Equivariance2Inverse: A Practical Self-Supervised CT Reconstruction Method Benchmarked on Real, Limited-Angle, and Blurred Data

Deep learning has shown impressive results in reducing noise and artifacts in X-ray computed tomography (CT) reconstruction. Self-supervised CT reconstruction methods are especially appealing for real-world applications because they require no ground truth training examples. However, these methods involve a simplified X-ray physics model during training, which may make inaccurate assumptions, for example, about scintillator blurring, the scanning geometry, or the distribution of the noise. As a result, they can be less robust to real-world imaging circumstances. In this paper, we review the model assumptions of six recent self-supervised CT reconstruction methods.

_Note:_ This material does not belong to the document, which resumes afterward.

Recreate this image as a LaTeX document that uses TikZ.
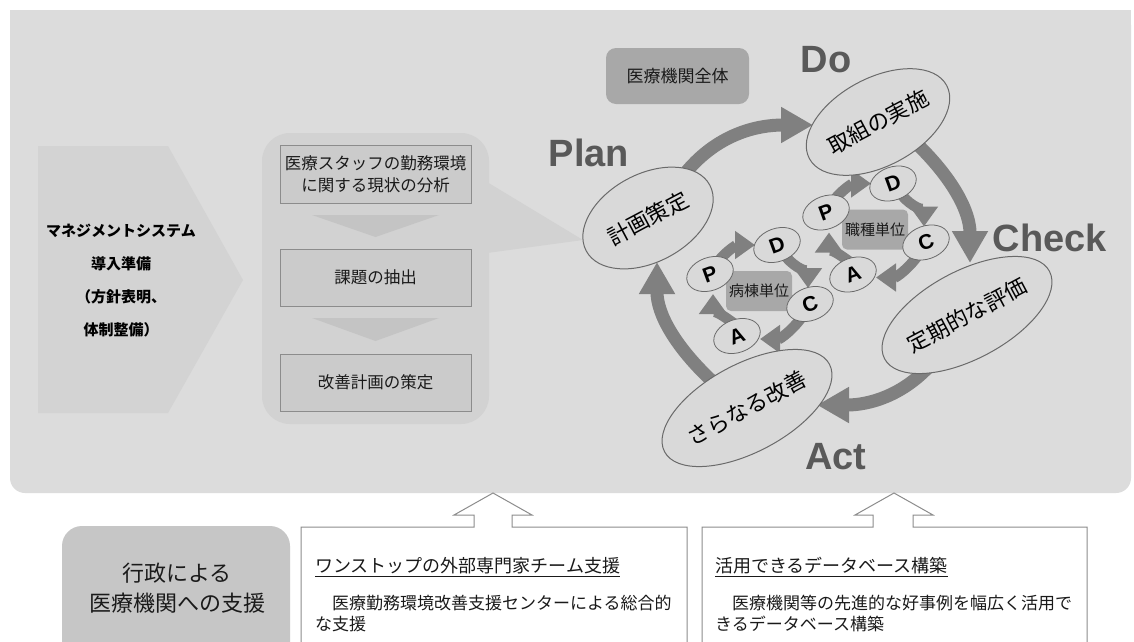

Based on this, we combined concepts of the Robust Equivariant Imaging and Sparse2Inverse methods in a new self-supervised CT reconstruction method called Equivariance2Inverse that is robust to scintillator blurring and limited-angle data. We benchmarked Equivariance2Inverse and the existing methods on the real-world 2DeteCT dataset and on synthetic data with and without scintillator blurring and a limited-angle scanning geometry. The results of our benchmark show that methods that assume that the noise is pixel-wise independent do not perform well on data with scintillator blurring. Moreover, they show that when the distribution of objects is rotationally invariant, this invariance can be used to reduce artifacts in limited-angle reconstructions.